__Task goal__. Print all of the lines exactly. Any picture among them stays out.

__Data extract__.
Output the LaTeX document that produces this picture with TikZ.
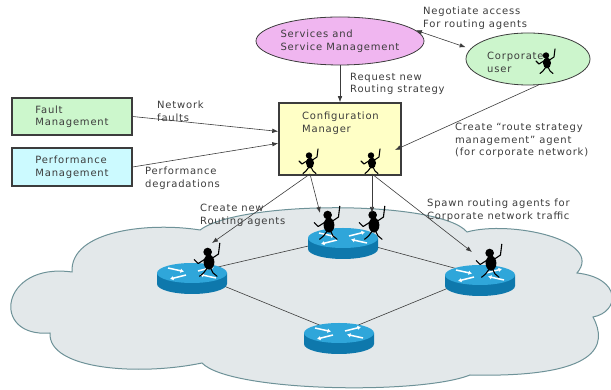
\documentclass[tikz,border=0pt]{standalone}
\usepackage{fontspec}
\newfontfamily\lblfont{DejaVu Sans}[LetterSpace=8]
\usetikzlibrary{shapes.geometric, arrows.meta}

\definecolor{svcpink}{HTML}{F0B6F0}
\definecolor{usrgreen}{HTML}{CCF5CC}
\definecolor{fltgreen}{HTML}{CCF7CC}
\definecolor{prfcyan}{HTML}{CCFAFF}
\definecolor{cfgyellow}{HTML}{FFFFC6}
\definecolor{cloudfill}{HTML}{E3E8EA}
\definecolor{cloudline}{HTML}{6E9298}
\definecolor{rtrtop}{HTML}{2FA6DA}
\definecolor{rtrside}{HTML}{0E78AC}
\definecolor{ink}{HTML}{3C3C3C}

\tikzset{
  txt/.style={font=\lblfont\fontsize{10}{12.5}\selectfont, text=ink},
  lbl/.style={txt, align=left, inner sep=0pt, anchor=north west},
  box/.style={txt, draw=ink, line width=1.2pt, minimum width=120pt, minimum height=37pt, align=left, inner sep=0pt},
  blob/.style={txt, ellipse, draw=ink, line width=0.8pt, inner sep=0pt, align=left},
  conn/.style={draw=ink, line width=0.6pt, >={Latex[length=6pt, width=4.5pt]}},
  % little running agent, origin at the feet
  agent/.pic={
    \fill[black] (0,11) ellipse[x radius=4pt, y radius=5.5pt];
    \fill[black] (-1,18.5) circle[radius=3.2pt];
    \draw[black, line width=1.1pt, line cap=round, line join=round]
      (-1,7) -- (-4,3) -- (-7,0.5)
      (1,7) -- (3,3) -- (6,0.5)
      (2.5,14) -- (7,17) -- (8,25)
      (-2.5,13.5) -- (-8,10) -- (-11,13);
  },
  % router cylinder, origin at the middle of the top face
  router/.pic={
    \fill[rtrside] (-35,0) -- (-35,-11) arc[start angle=180, end angle=360, x radius=35pt, y radius=10pt] -- (35,0) -- cycle;
    \fill[rtrtop] (0,0) ellipse[x radius=35pt, y radius=10pt];
    \begin{scope}[white, line width=1.5pt, -{Latex[length=3.5pt, width=4.5pt]}]
      \draw (-24,5) -- (-8,1.5);
      \draw (24,-5) -- (8,-1.5);
      \draw (6,2) -- (22,6);
      \draw (-6,-2) -- (-22,-6);
    \end{scope}
  }
}

\begin{document}
\begin{tikzpicture}[x=1pt, y=1pt]
	\useasboundingbox (0,0) rectangle (611,390);

	% the network cloud
	\draw[fill=cloudfill, draw=cloudline, line width=1pt]
	(72,118) .. controls (0,128) and (-10,52) .. (50,57)
	.. controls (48,20) and (140,14) .. (202,27)
	.. controls (230,-2) and (420,-5) .. (470,15)
	.. controls (600,12) and (608,45) .. (593,73)
	.. controls (620,78) and (622,112) .. (577,117)
	.. controls (605,150) and (510,170) .. (467,158)
	.. controls (440,190) and (240,190) .. (200,160)
	.. controls (150,168) and (70,160) .. (72,118) -- cycle;

	% routers
	\coordinate (rtrL) at (192,117);
	\coordinate (rtrT) at (343,152);
	\coordinate (rtrR) at (480,115);
	\coordinate (rtrB) at (339,57);
	\draw[conn] (rtrL) -- (rtrT) -- (rtrR) -- (rtrB) -- (rtrL);
	\pic at (rtrL) {router};
	\pic at (rtrT) {router};
	\pic at (rtrR) {router};
	\pic at (rtrB) {router};

	% agents living on the routers
	\pic[scale=1.35] at (209,113) {agent};
	\pic[scale=1.35] at (329,150) {agent};
	\pic[scale=1.35] at (374,150) {agent};
	\pic[scale=1.35] at (491,112) {agent};

	% management blocks
	\node[blob, fill=svcpink, minimum width=154pt, minimum height=48pt] (svc) at (340,349) {Services and\\Service Management};
	\node[blob, fill=usrgreen, minimum width=124pt, minimum height=52pt] (usr) at (528,331) {};
	\node[lbl] (usrtxt) at (487,338) {Corporate\\user};
	\node[box, fill=fltgreen] (flt) at (72,273.5) {Fault\\Management};
	\node[box, fill=prfcyan, minimum height=38pt] (prf) at (72,223) {Performance\\Management};
	\node[box, fill=cfgyellow, minimum width=122pt, minimum height=72pt, line width=1.5pt] (cfg) at (340,251) {};
	\node[lbl] (cfgtxt) at (302,278) {Configuration\\Manager};

	% agents
	\coordinate (agU) at (547,316);
	\coordinate (agC1) at (310,216);
	\coordinate (agC2) at (372,216);
	\pic at (agU) {agent};
	\pic at (agC1) {agent};
	\pic at (agC2) {agent};

	% arrow ends
	\coordinate (reqin) at (395,240);
	\coordinate (tipL) at (212,147);
	\coordinate (tipT1) at (320,177);
	\coordinate (tipT2) at (372,177);
	\coordinate (tipR) at (472,138);

	% connectors
	\draw[conn, <->, shorten >=5pt] (svc.8) -- (usr.170);
	\draw[conn, ->] (svc.south) -- (cfg.north);
	\draw[conn, ->] (usr.-68) -- (reqin);
	\draw[conn, ->] (flt.east) -- (cfg.173);
	\draw[conn, ->] (prf.east) -- (cfg.184);
	\draw[conn, ->] (agC1) -- (tipL);
	\draw[conn, ->] (agC1) -- (tipT1);
	\draw[conn, ->] (agC2) -- (tipT2);
	\draw[conn, ->] (agC2) -- (tipR);

	% labels
	\node[lbl] (neg) at (423,383) {Negotiate access\\For routing agents};
	\node[lbl] (req) at (350,317) {Request new\\Routing strategy};
	\node[lbl] (net) at (157,289) {Network\\faults};
	\node[lbl] (deg) at (145,223) {Performance\\degradations};
	\node[lbl] (rsm) at (455,267) {Create “route strategy\\management” agent\\(for corporate network)};
	\node[lbl] (spawn) at (427,191) {Spawn routing agents for\\Corporate network traffic};
	\node[lbl] (newag) at (200,186) {Create new\\Routing agents};
\end{tikzpicture}
\end{document}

__Answer in full__.
Output the LaTeX document that produces this picture with TikZ.
\documentclass[tikz,border=0pt]{standalone}
\usepackage{fontspec}
\newfontfamily\lblfont{DejaVu Sans}[LetterSpace=8]
\usetikzlibrary{shapes.geometric, arrows.meta}

\definecolor{svcpink}{HTML}{F0B6F0}
\definecolor{usrgreen}{HTML}{CCF5CC}
\definecolor{fltgreen}{HTML}{CCF7CC}
\definecolor{prfcyan}{HTML}{CCFAFF}
\definecolor{cfgyellow}{HTML}{FFFFC6}
\definecolor{cloudfill}{HTML}{E3E8EA}
\definecolor{cloudline}{HTML}{6E9298}
\definecolor{rtrtop}{HTML}{2FA6DA}
\definecolor{rtrside}{HTML}{0E78AC}
\definecolor{ink}{HTML}{3C3C3C}

\tikzset{
  txt/.style={font=\lblfont\fontsize{10}{12.5}\selectfont, text=ink},
  lbl/.style={txt, align=left, inner sep=0pt, anchor=north west},
  box/.style={txt, draw=ink, line width=1.2pt, minimum width=120pt, minimum height=37pt, align=left, inner sep=0pt},
  blob/.style={txt, ellipse, draw=ink, line width=0.8pt, inner sep=0pt, align=left},
  conn/.style={draw=ink, line width=0.6pt, >={Latex[length=6pt, width=4.5pt]}},
  % little running agent, origin at the feet
  agent/.pic={
    \fill[black] (0,11) ellipse[x radius=4pt, y radius=5.5pt];
    \fill[black] (-1,18.5) circle[radius=3.2pt];
    \draw[black, line width=1.1pt, line cap=round, line join=round]
      (-1,7) -- (-4,3) -- (-7,0.5)
      (1,7) -- (3,3) -- (6,0.5)
      (2.5,14) -- (7,17) -- (8,25)
      (-2.5,13.5) -- (-8,10) -- (-11,13);
  },
  % router cylinder, origin at the middle of the top face
  router/.pic={
    \fill[rtrside] (-35,0) -- (-35,-11) arc[start angle=180, end angle=360, x radius=35pt, y radius=10pt] -- (35,0) -- cycle;
    \fill[rtrtop] (0,0) ellipse[x radius=35pt, y radius=10pt];
    \begin{scope}[white, line width=1.5pt, -{Latex[length=3.5pt, width=4.5pt]}]
      \draw (-24,5) -- (-8,1.5);
      \draw (24,-5) -- (8,-1.5);
      \draw (6,2) -- (22,6);
      \draw (-6,-2) -- (-22,-6);
    \end{scope}
  }
}

\begin{document}
\begin{tikzpicture}[x=1pt, y=1pt]
	\useasboundingbox (0,0) rectangle (611,390);

	% the network cloud
	\draw[fill=cloudfill, draw=cloudline, line width=1pt]
	(72,118) .. controls (0,128) and (-10,52) .. (50,57)
	.. controls (48,20) and (140,14) .. (202,27)
	.. controls (230,-2) and (420,-5) .. (470,15)
	.. controls (600,12) and (608,45) .. (593,73)
	.. controls (620,78) and (622,112) .. (577,117)
	.. controls (605,150) and (510,170) .. (467,158)
	.. controls (440,190) and (240,190) .. (200,160)
	.. controls (150,168) and (70,160) .. (72,118) -- cycle;

	% routers
	\coordinate (rtrL) at (192,117);
	\coordinate (rtrT) at (343,152);
	\coordinate (rtrR) at (480,115);
	\coordinate (rtrB) at (339,57);
	\draw[conn] (rtrL) -- (rtrT) -- (rtrR) -- (rtrB) -- (rtrL);
	\pic at (rtrL) {router};
	\pic at (rtrT) {router};
	\pic at (rtrR) {router};
	\pic at (rtrB) {router};

	% agents living on the routers
	\pic[scale=1.35] at (209,113) {agent};
	\pic[scale=1.35] at (329,150) {agent};
	\pic[scale=1.35] at (374,150) {agent};
	\pic[scale=1.35] at (491,112) {agent};

	% management blocks
	\node[blob, fill=svcpink, minimum width=154pt, minimum height=48pt] (svc) at (340,349) {Services and\\Service Management};
	\node[blob, fill=usrgreen, minimum width=124pt, minimum height=52pt] (usr) at (528,331) {};
	\node[lbl] (usrtxt) at (487,338) {Corporate\\user};
	\node[box, fill=fltgreen] (flt) at (72,273.5) {Fault\\Management};
	\node[box, fill=prfcyan, minimum height=38pt] (prf) at (72,223) {Performance\\Management};
	\node[box, fill=cfgyellow, minimum width=122pt, minimum height=72pt, line width=1.5pt] (cfg) at (340,251) {};
	\node[lbl] (cfgtxt) at (302,278) {Configuration\\Manager};

	% agents
	\coordinate (agU) at (547,316);
	\coordinate (agC1) at (310,216);
	\coordinate (agC2) at (372,216);
	\pic at (agU) {agent};
	\pic at (agC1) {agent};
	\pic at (agC2) {agent};

	% arrow ends
	\coordinate (reqin) at (395,240);
	\coordinate (tipL) at (212,147);
	\coordinate (tipT1) at (320,177);
	\coordinate (tipT2) at (372,177);
	\coordinate (tipR) at (472,138);

	% connectors
	\draw[conn, <->, shorten >=5pt] (svc.8) -- (usr.170);
	\draw[conn, ->] (svc.south) -- (cfg.north);
	\draw[conn, ->] (usr.-68) -- (reqin);
	\draw[conn, ->] (flt.east) -- (cfg.173);
	\draw[conn, ->] (prf.east) -- (cfg.184);
	\draw[conn, ->] (agC1) -- (tipL);
	\draw[conn, ->] (agC1) -- (tipT1);
	\draw[conn, ->] (agC2) -- (tipT2);
	\draw[conn, ->] (agC2) -- (tipR);

	% labels
	\node[lbl] (neg) at (423,383) {Negotiate access\\For routing agents};
	\node[lbl] (req) at (350,317) {Request new\\Routing strategy};
	\node[lbl] (net) at (157,289) {Network\\faults};
	\node[lbl] (deg) at (145,223) {Performance\\degradations};
	\node[lbl] (rsm) at (455,267) {Create “route strategy\\management” agent\\(for corporate network)};
	\node[lbl] (spawn) at (427,191) {Spawn routing agents for\\Corporate network traffic};
	\node[lbl] (newag) at (200,186) {Create new\\Routing agents};
\end{tikzpicture}
\end{document}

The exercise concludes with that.